Plötzlich statt für drei für acht Personen zu sorgen werde zudem anstrengend – nicht zuletzt finanziell. Momentan arbeitet Olga Arlt in einer 70-Prozent-Stelle, überlegt aber schon, ob sie womöglich noch einen Nebenjob antritt. Noch habe sie sich auch gar nicht schlaumachen können, welche Anlaufstellen es für Unterstützung in Stadt und Landkreis gibt. Sie selbst werde für ihre Verwandten als Vermittlung agieren. „Es ist schwierig, sich in einem fremden Land zurechtzufinden“, weiß sie. Deswegen möchte sie, sofern es ihr zeitlich möglich ist, auch für andere Flüchtlinge übersetzen und mit Anträgen und Unterlagen helfen – obwohl sie angibt, seit etwa 20 Jahren kein Ukrainisch mehr gesprochen zu haben. „Die Donbas-Region ist eher russischsprachig“, erklärt sie.

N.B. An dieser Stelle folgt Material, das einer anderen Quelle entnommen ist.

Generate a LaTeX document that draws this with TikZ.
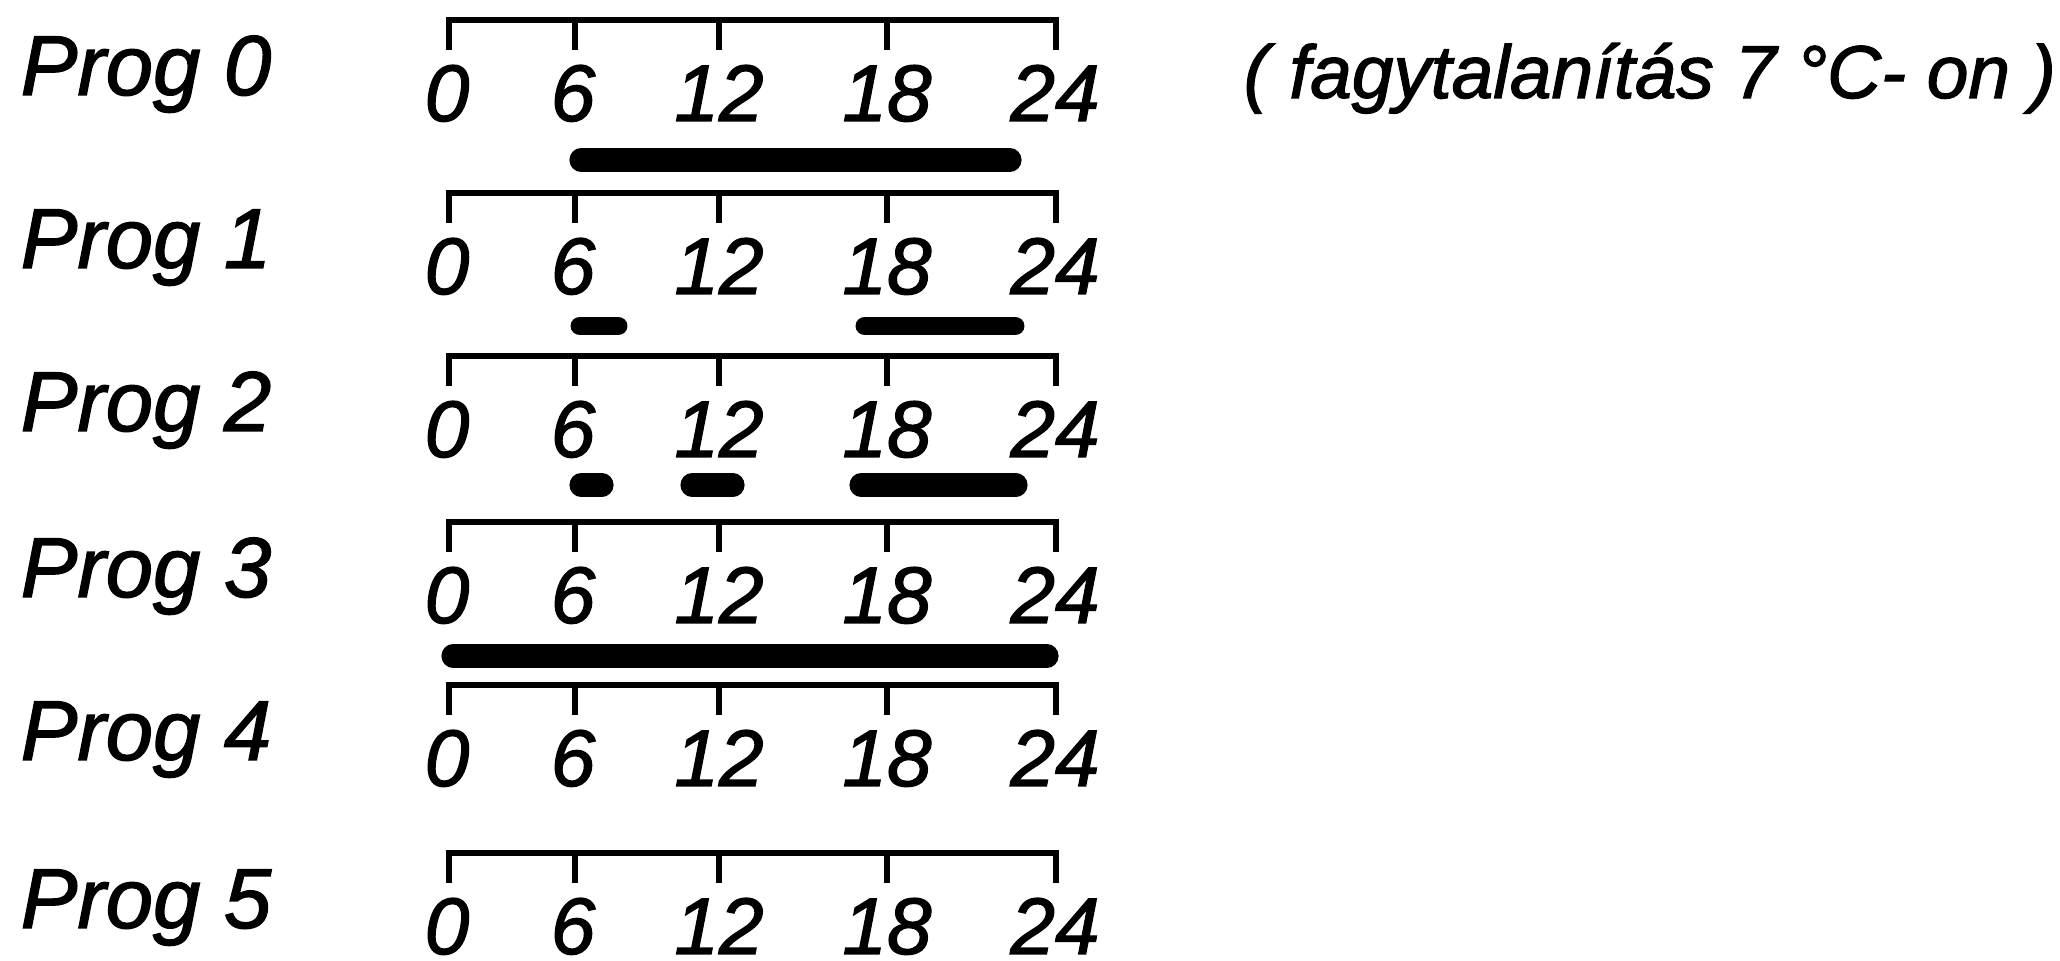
\documentclass[tikz,border=0pt]{standalone}
\usepackage{fontspec}
\setmainfont{Liberation Sans}[ItalicFeatures={FakeBold=1.6}]
\usetikzlibrary{positioning}

\tikzset{
  axis/.style={line width=1.7pt},
  period/.style={line width=6.6pt,line cap=round},
  hour/.style={font=\fontsize{22.8}{27}\selectfont\itshape,anchor=base,inner sep=0pt},
  prog/.style={font=\fontsize{24.2}{29}\selectfont\itshape,anchor=base west,inner sep=0pt},
  note/.style={font=\fontsize{21.3}{25}\selectfont\itshape,anchor=base west,inner sep=0pt}
}

\begin{document}
\begin{tikzpicture}
  \useasboundingbox (0,0) rectangle (20.6,9.61);
  % one time axis per program
  \foreach \r/\y in {0/9.41,1/7.68,2/6.05,3/4.39,4/2.76,5/1.08} {
    \draw[axis] (4.49,\y-0.30) -- (4.49,\y) -- (10.56,\y) -- (10.56,\y-0.30);
    \foreach \x in {5.75,7.19,8.87} \draw[axis] (\x,\y) -- (\x,\y-0.30);
    \foreach \t/\x in {0/4.47,6/5.73,12/7.19,18/8.87,24/10.55}
      \node[hour] (h\r-\t) at (\x,\y-1.01) {\t};
    \node[prog] (p\r) at (0.20,\y-0.75) {Prog \r};
  }
  \node[note] (note) at (12.43,8.63) {( fagytalanítás 7 °C- on )};
  % heating periods
  \draw[period] (5.81,8.01) -- (10.10,8.01);
  \draw[period,line width=5.4pt] (5.80,6.35) -- (6.18,6.35);
  \draw[period,line width=5.4pt] (8.65,6.35) -- (10.15,6.35);
  \draw[period] (5.81,4.76) -- (6.02,4.76);
  \draw[period] (6.92,4.76) -- (7.33,4.76);
  \draw[period] (8.61,4.76) -- (10.16,4.76);
  \draw[period] (4.53,3.05) -- (10.47,3.05);
\end{tikzpicture}
\end{document}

Die Zerrissenheit wird bleiben

Olga Arlt selbst ist 2003 aus der Ukraine nach Deutschland gekommen. Zuerst hat sie als Au-pair gearbeitet, dann hat sie ein Freiwilliges Soziales Jahr absolviert. Dort habe sie ihren heutigen Mann kennengelernt, erzählt sie. Schon in der Ukraine habe sie eine Ausbildung zur Krankenschwester absolviert gehabt, weil es aber mit der Anerkennung schwierig war und sie auch erst noch ihre Deutschkenntnisse verbessern wollte, hat sie auch in Backnang eine entsprechende Ausbildung durchlaufen. Seit 2014 hat sie die deutsche Staatsbürgerschaft, sagt aber über ihr Zugehörigkeitsgefühl: „Meine Heimat ist dort und hier gleichermaßen.“ Und bald kommen beide Kulturen wohl noch viel näher zusammen. Sie erhoffe sich von den Menschen in Deutschland Offenheit für die Ukrainer, die nun hier Schutz suchen, sagt Olga Arlt.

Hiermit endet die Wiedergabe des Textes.